The architectural facets of old Karachi and the areas of Saddar, neatly bricked columns and ornate balconies, Tuscan pilasters representative of renaissance revival styles, an homage to colonial architecture that still exists today, despite dwindling upkeep and maintenance, all elements visible in S.M. Fawad's main bodies of work that aim to not only pictorialize these exquisite structures in a timeless manner, but also bring about a feeling of reminiscence and a certain nostalgia. His paintings tell a tale of a time that came before us.

After a childhood spent in the midst of aesthetes, his primary exposure to the field through observing his uncle, Mashkoor Raza, who practiced art in his studio, Fawad was inevitably pulled towards the art world and garnered his academics in fine art, drawing inspiration from many names including the well-known artist Farrukh Shahab who became his mentor and teacher.

Most of his works incorporate placing the subject, or rather the object, in the center, usually a subsection of a building or foliage, at other times even an entire vehicle, yet all subjects appear to be still, motionless, captured at an impasse of time and space, in a state of perpetual preservation.

An absence of figures in his compositions helps detach the work from any human evocation or bias, catering only to the palpable structures portrayed and their appreciation. More than that, it also serves to enchant viewers with the technical skill and mastery with which each painting is executed.

In his superimposed balcony paintings, the alignment of each object in accordance to one another along with the shadows that are cast upon the stone walls, as light filters through the jalousies and the ornately structured metallic grilles, all aid in elaborating the negative and positive spaces of each element, creating drama and capturing the form in an aesthetically pleasing view. His skill comes remarkably apparent through the excruciatingly meticulous detail that follows all his works. His color palette remains soft, composed of earthy tones that pay tribute to these forms and exhibit a harmonious tranquility to these now forlorn and abandoned spaces. 

His paintings, encompassing an almost photographed look but not quite, bring forth a certain polished feeling, a certain definition to the presented structures that normally would be indecipherable to the common glance unless one stood in front of the actual building and observed, really actively observed the discernible elements and acknowledged their visual ensemble. It is an illusory reality, where for a moment, definition reigns. Every brick laid perfectly, each leaf following another in its entirety, the color palate mildly saturated that helps the work appear more vibrant and, in some way, “cinematic”. It's this very act of enhancement rooted in reality, or perhaps a feeling of embellishment that is bound by the laws of realism, that makes Fawad's work ignite a reflective affection for the concrete matter. 

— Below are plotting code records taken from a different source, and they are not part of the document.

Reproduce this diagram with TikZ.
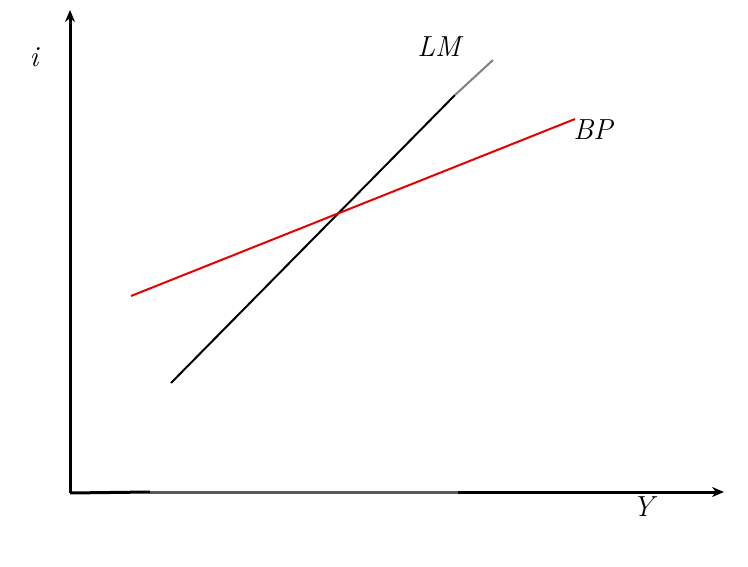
\documentclass[tikz,border=0pt]{standalone}
\usepackage{tikz}
\usetikzlibrary{arrows.meta,positioning}
\definecolor{bpred}{RGB}{230,0,0}

\begin{document}
\begin{tikzpicture}[x=1pt,y=-1pt,
  axis/.style={line width=3pt,-{Stealth[length=12pt,width=10pt]}},
  curve/.style={line width=2pt},
  lbl/.style={font=\fontsize{29}{33}\selectfont\itshape,inner sep=0pt}]
\useasboundingbox (0,0) rectangle (748,567);
% axes
\coordinate (o) at (70,493);
\coordinate (ytop) at (70,10);
\coordinate (xend) at (724,492);
\coordinate (xa) at (150,492);
\coordinate (xb) at (458,492);
\draw[axis] (o) -- (ytop);
\draw[line width=3pt] (o) -- (xa);
\draw[line width=3pt,black!65] (xa) -- (xb);
\draw[axis] (xb) -- (xend);
% LM curve
\coordinate (lm0) at (171,383);
\coordinate (lm1) at (455,95);
\coordinate (lm2) at (493,60);
\draw[curve] (lm0) -- (lm1);
\draw[curve,gray] (lm1) -- (lm2);
% BP curve
\coordinate (bp0) at (131,296);
\coordinate (bp1) at (575,119);
\draw[curve,bpred] (bp0) -- (bp1);
% labels
\node[lbl] (i)  at (34,57)  {i};
\node[lbl] (lm) at (439,47) {LM};
\node[lbl] (bp) at (593,130) {BP};
\node[lbl] (y)  at (643,507) {Y};
\end{tikzpicture}
\end{document}
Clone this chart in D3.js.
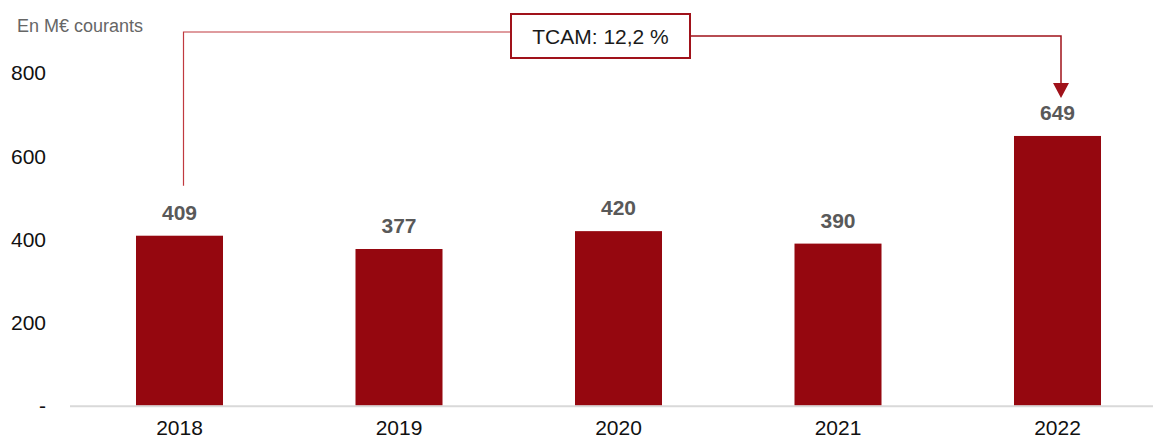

Does his work imitate reality or transcend reality? Whilst the world faces a vast chasm when it comes to realism and hyperrealism, S.M. Fawad's work manages to imitate reality in an appreciative manner. An artist paints what he observes, but what is sight if not riddled with bias? One subject can possibly be having multiple layers that gives a privilege to a spectator to look what does he/she want to look, and in this particular scenario, when S.M. Fawad glances upon these colonial structures or the many crevasses of this city, he sees beauty that needs to be treasured, and thus manifests that adoration onto the canvas.

The canvas encapsulates a fiction within the reality and it does not aim to evoke any particular feeling or house an imagined entity. It is as though someone from the future is envisioning a picturesque flashback to the reality of their past, an aspect of longing and reverence intertwined within the recovered memory.

S.M. Fawad's work is an ode to observation. It comprises not only love for the subject matter, but an urge to depict what he sees as is, staying true to the form in front of him and presenting the viewer with an unfaltering beauty of the sights he paints.